_Given records_
——————

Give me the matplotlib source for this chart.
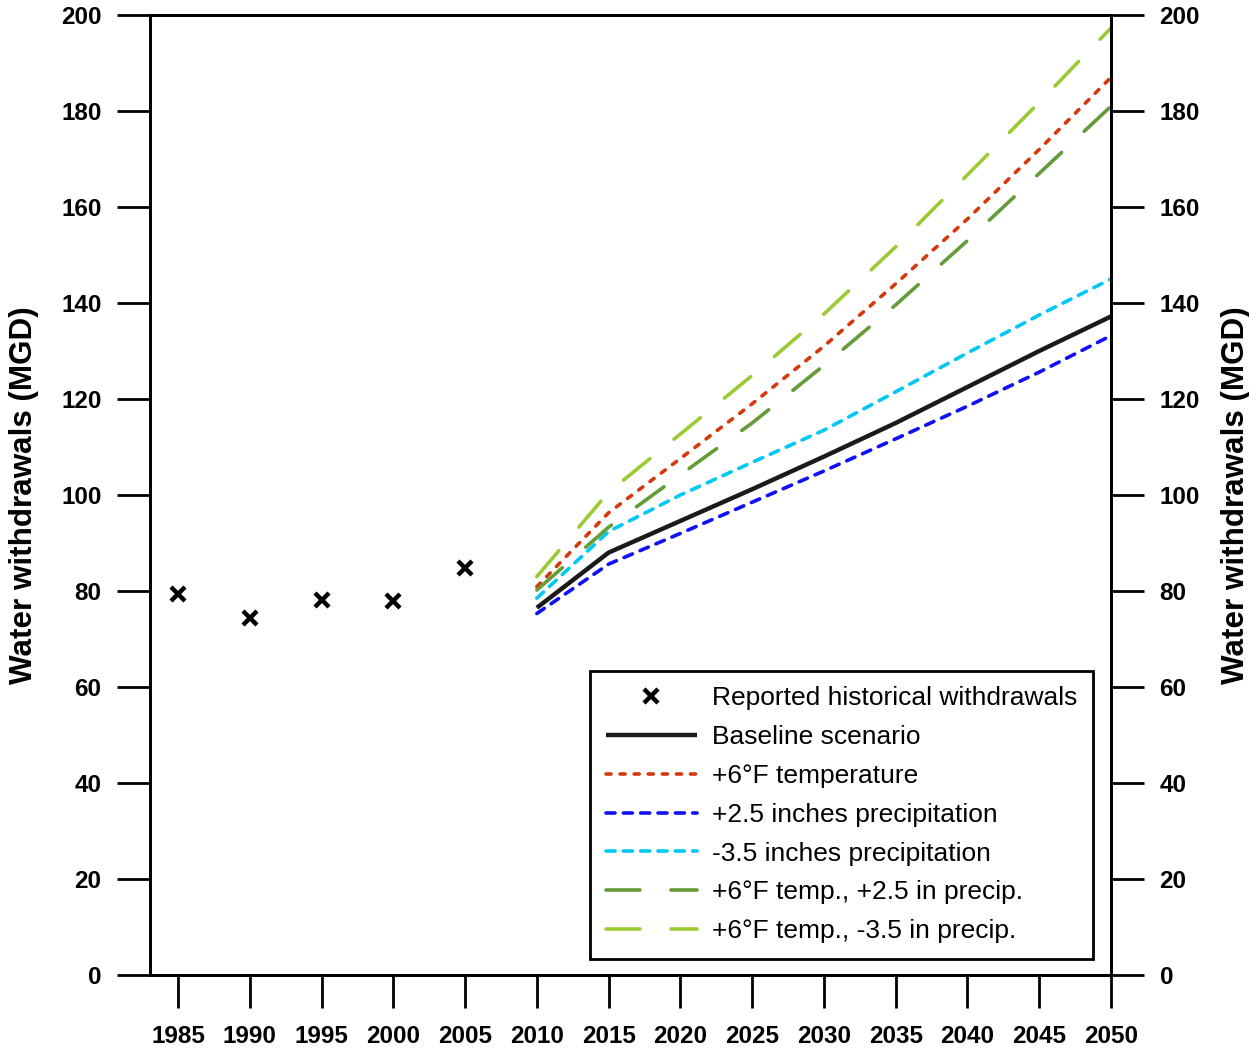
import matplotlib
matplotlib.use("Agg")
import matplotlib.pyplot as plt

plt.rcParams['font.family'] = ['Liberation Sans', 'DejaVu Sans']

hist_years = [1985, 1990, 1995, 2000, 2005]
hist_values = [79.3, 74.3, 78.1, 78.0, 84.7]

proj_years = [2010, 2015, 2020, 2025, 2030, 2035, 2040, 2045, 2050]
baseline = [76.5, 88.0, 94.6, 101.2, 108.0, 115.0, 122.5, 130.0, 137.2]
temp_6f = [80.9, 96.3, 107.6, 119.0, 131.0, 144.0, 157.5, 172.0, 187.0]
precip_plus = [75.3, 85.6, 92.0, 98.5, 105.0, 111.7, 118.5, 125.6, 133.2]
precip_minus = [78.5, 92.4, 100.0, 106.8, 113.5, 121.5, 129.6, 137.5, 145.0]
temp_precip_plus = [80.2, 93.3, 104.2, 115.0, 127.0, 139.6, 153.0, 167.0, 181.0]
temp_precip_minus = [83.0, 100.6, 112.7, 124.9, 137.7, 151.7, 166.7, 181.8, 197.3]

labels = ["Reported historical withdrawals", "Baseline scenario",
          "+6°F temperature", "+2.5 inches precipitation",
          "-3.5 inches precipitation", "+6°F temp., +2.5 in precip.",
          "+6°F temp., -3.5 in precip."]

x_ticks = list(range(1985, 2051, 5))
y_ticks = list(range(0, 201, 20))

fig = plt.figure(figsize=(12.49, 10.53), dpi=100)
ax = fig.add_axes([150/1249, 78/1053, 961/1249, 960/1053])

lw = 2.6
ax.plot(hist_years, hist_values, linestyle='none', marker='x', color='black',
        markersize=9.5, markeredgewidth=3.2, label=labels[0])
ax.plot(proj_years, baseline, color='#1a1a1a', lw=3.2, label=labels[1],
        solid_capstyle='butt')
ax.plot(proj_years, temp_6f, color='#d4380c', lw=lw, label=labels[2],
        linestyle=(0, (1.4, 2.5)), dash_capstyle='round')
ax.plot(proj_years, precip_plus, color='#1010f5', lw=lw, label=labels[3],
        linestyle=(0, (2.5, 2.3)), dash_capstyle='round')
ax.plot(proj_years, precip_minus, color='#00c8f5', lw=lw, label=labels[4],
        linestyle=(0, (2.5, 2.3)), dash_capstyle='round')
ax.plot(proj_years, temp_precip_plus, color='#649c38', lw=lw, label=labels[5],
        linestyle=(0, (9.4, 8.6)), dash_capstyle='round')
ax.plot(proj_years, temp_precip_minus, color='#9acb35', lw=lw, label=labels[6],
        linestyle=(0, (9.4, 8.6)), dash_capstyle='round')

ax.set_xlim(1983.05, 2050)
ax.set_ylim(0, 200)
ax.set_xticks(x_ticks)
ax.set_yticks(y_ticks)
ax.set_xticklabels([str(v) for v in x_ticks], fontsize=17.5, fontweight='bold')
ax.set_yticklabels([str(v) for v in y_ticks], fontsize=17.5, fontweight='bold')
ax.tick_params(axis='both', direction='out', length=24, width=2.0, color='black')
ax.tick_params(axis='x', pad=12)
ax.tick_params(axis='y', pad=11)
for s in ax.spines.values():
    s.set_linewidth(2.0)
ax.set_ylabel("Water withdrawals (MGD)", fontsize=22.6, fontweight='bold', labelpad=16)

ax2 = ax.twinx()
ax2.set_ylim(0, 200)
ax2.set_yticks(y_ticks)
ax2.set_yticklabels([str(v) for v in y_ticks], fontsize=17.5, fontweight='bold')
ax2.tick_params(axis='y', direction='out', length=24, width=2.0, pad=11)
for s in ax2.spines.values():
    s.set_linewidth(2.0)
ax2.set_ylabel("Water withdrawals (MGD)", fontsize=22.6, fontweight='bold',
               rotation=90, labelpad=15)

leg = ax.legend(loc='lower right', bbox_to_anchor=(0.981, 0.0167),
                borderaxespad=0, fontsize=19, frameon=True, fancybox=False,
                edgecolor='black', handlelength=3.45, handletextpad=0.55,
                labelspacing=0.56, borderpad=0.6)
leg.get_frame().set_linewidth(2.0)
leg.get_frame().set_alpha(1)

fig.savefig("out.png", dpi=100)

——————

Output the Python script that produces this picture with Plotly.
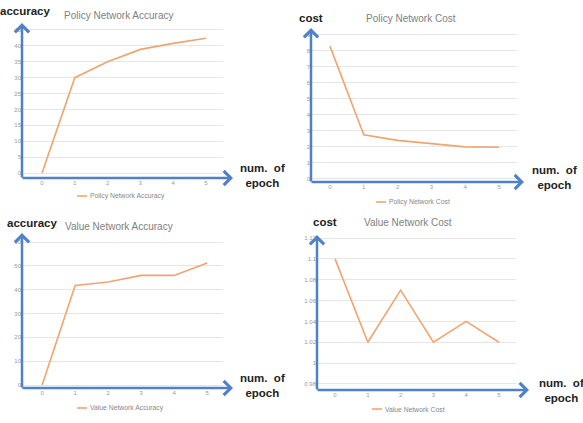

——————

_Stated problem_
Without the pictures, give again exactly the lines above starting at the line containing "Give me the matplotlib source for this chart." and ending at the line containing "hist_values = [79.3, 74.3, 78.1, 78.0, 84.7]".

_Final result_
Give me the matplotlib source for this chart.
import matplotlib
matplotlib.use("Agg")
import matplotlib.pyplot as plt

plt.rcParams['font.family'] = ['Liberation Sans', 'DejaVu Sans']

hist_years = [1985, 1990, 1995, 2000, 2005]
hist_values = [79.3, 74.3, 78.1, 78.0, 84.7]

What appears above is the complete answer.